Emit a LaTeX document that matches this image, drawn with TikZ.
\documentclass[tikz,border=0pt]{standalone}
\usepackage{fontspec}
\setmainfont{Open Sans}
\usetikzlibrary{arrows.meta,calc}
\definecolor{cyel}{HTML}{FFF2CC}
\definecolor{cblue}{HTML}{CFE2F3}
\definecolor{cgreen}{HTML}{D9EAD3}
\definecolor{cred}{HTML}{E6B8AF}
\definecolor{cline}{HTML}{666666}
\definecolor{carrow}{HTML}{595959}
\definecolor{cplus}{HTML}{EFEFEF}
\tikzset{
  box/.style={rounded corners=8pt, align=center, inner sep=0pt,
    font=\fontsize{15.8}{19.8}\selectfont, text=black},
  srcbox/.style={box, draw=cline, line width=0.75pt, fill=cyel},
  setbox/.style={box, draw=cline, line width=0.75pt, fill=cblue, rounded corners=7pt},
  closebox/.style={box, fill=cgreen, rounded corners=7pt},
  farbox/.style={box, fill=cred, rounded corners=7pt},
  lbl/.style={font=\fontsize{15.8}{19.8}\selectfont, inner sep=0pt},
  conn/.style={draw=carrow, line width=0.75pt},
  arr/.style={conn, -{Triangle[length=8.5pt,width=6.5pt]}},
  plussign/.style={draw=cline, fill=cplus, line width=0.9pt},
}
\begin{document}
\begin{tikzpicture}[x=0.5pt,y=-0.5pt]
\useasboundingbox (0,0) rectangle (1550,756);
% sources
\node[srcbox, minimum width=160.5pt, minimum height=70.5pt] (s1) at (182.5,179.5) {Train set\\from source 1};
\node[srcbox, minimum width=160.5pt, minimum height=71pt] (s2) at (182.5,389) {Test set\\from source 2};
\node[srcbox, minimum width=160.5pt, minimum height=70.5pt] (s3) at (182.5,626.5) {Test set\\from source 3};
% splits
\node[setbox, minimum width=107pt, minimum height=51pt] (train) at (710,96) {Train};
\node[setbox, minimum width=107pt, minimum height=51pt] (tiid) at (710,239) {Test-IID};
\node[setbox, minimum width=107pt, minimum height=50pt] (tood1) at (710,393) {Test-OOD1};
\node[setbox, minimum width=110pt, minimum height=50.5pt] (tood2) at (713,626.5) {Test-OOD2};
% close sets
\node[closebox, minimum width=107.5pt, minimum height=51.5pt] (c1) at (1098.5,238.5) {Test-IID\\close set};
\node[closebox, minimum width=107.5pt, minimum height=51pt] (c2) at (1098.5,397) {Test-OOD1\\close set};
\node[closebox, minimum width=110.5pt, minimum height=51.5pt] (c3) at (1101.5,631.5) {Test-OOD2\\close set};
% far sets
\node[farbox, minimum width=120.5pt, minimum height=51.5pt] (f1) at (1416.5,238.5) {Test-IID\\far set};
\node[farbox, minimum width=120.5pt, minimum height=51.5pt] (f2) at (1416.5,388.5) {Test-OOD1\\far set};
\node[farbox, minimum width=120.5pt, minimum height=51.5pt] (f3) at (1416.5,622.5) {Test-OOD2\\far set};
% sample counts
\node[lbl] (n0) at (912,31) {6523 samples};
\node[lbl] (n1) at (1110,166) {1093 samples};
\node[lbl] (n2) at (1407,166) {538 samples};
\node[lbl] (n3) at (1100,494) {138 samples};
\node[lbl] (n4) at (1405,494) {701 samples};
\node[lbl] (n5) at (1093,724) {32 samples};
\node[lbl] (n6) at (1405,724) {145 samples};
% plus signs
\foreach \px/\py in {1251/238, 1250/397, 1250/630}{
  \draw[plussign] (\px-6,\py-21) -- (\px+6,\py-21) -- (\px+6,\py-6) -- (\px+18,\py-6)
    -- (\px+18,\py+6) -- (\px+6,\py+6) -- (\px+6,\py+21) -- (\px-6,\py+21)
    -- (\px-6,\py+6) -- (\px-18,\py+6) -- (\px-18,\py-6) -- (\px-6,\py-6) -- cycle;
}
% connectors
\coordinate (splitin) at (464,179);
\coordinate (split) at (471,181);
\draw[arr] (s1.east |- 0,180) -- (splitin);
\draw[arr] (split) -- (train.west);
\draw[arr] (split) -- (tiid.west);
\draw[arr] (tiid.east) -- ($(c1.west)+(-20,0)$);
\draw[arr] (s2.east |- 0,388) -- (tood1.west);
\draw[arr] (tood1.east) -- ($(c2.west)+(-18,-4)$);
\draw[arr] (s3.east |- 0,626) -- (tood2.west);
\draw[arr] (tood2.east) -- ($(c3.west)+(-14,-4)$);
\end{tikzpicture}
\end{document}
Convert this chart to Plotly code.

▶ [TASK BRIEF]
Write the material out again in its entirety, exactly as shown.

▶ [ANSWER TO THIS TASK]
Emit a LaTeX document that matches this image, drawn with TikZ.
\documentclass[tikz,border=0pt]{standalone}
\usepackage{fontspec}
\setmainfont{Open Sans}
\usetikzlibrary{arrows.meta,calc}
\definecolor{cyel}{HTML}{FFF2CC}
\definecolor{cblue}{HTML}{CFE2F3}
\definecolor{cgreen}{HTML}{D9EAD3}
\definecolor{cred}{HTML}{E6B8AF}
\definecolor{cline}{HTML}{666666}
\definecolor{carrow}{HTML}{595959}
\definecolor{cplus}{HTML}{EFEFEF}
\tikzset{
  box/.style={rounded corners=8pt, align=center, inner sep=0pt,
    font=\fontsize{15.8}{19.8}\selectfont, text=black},
  srcbox/.style={box, draw=cline, line width=0.75pt, fill=cyel},
  setbox/.style={box, draw=cline, line width=0.75pt, fill=cblue, rounded corners=7pt},
  closebox/.style={box, fill=cgreen, rounded corners=7pt},
  farbox/.style={box, fill=cred, rounded corners=7pt},
  lbl/.style={font=\fontsize{15.8}{19.8}\selectfont, inner sep=0pt},
  conn/.style={draw=carrow, line width=0.75pt},
  arr/.style={conn, -{Triangle[length=8.5pt,width=6.5pt]}},
  plussign/.style={draw=cline, fill=cplus, line width=0.9pt},
}
\begin{document}
\begin{tikzpicture}[x=0.5pt,y=-0.5pt]
\useasboundingbox (0,0) rectangle (1550,756);
% sources
\node[srcbox, minimum width=160.5pt, minimum height=70.5pt] (s1) at (182.5,179.5) {Train set\\from source 1};
\node[srcbox, minimum width=160.5pt, minimum height=71pt] (s2) at (182.5,389) {Test set\\from source 2};
\node[srcbox, minimum width=160.5pt, minimum height=70.5pt] (s3) at (182.5,626.5) {Test set\\from source 3};
% splits
\node[setbox, minimum width=107pt, minimum height=51pt] (train) at (710,96) {Train};
\node[setbox, minimum width=107pt, minimum height=51pt] (tiid) at (710,239) {Test-IID};
\node[setbox, minimum width=107pt, minimum height=50pt] (tood1) at (710,393) {Test-OOD1};
\node[setbox, minimum width=110pt, minimum height=50.5pt] (tood2) at (713,626.5) {Test-OOD2};
% close sets
\node[closebox, minimum width=107.5pt, minimum height=51.5pt] (c1) at (1098.5,238.5) {Test-IID\\close set};
\node[closebox, minimum width=107.5pt, minimum height=51pt] (c2) at (1098.5,397) {Test-OOD1\\close set};
\node[closebox, minimum width=110.5pt, minimum height=51.5pt] (c3) at (1101.5,631.5) {Test-OOD2\\close set};
% far sets
\node[farbox, minimum width=120.5pt, minimum height=51.5pt] (f1) at (1416.5,238.5) {Test-IID\\far set};
\node[farbox, minimum width=120.5pt, minimum height=51.5pt] (f2) at (1416.5,388.5) {Test-OOD1\\far set};
\node[farbox, minimum width=120.5pt, minimum height=51.5pt] (f3) at (1416.5,622.5) {Test-OOD2\\far set};
% sample counts
\node[lbl] (n0) at (912,31) {6523 samples};
\node[lbl] (n1) at (1110,166) {1093 samples};
\node[lbl] (n2) at (1407,166) {538 samples};
\node[lbl] (n3) at (1100,494) {138 samples};
\node[lbl] (n4) at (1405,494) {701 samples};
\node[lbl] (n5) at (1093,724) {32 samples};
\node[lbl] (n6) at (1405,724) {145 samples};
% plus signs
\foreach \px/\py in {1251/238, 1250/397, 1250/630}{
  \draw[plussign] (\px-6,\py-21) -- (\px+6,\py-21) -- (\px+6,\py-6) -- (\px+18,\py-6)
    -- (\px+18,\py+6) -- (\px+6,\py+6) -- (\px+6,\py+21) -- (\px-6,\py+21)
    -- (\px-6,\py+6) -- (\px-18,\py+6) -- (\px-18,\py-6) -- (\px-6,\py-6) -- cycle;
}
% connectors
\coordinate (splitin) at (464,179);
\coordinate (split) at (471,181);
\draw[arr] (s1.east |- 0,180) -- (splitin);
\draw[arr] (split) -- (train.west);
\draw[arr] (split) -- (tiid.west);
\draw[arr] (tiid.east) -- ($(c1.west)+(-20,0)$);
\draw[arr] (s2.east |- 0,388) -- (tood1.west);
\draw[arr] (tood1.east) -- ($(c2.west)+(-18,-4)$);
\draw[arr] (s3.east |- 0,626) -- (tood2.west);
\draw[arr] (tood2.east) -- ($(c3.west)+(-14,-4)$);
\end{tikzpicture}
\end{document}
Convert this chart to Plotly code.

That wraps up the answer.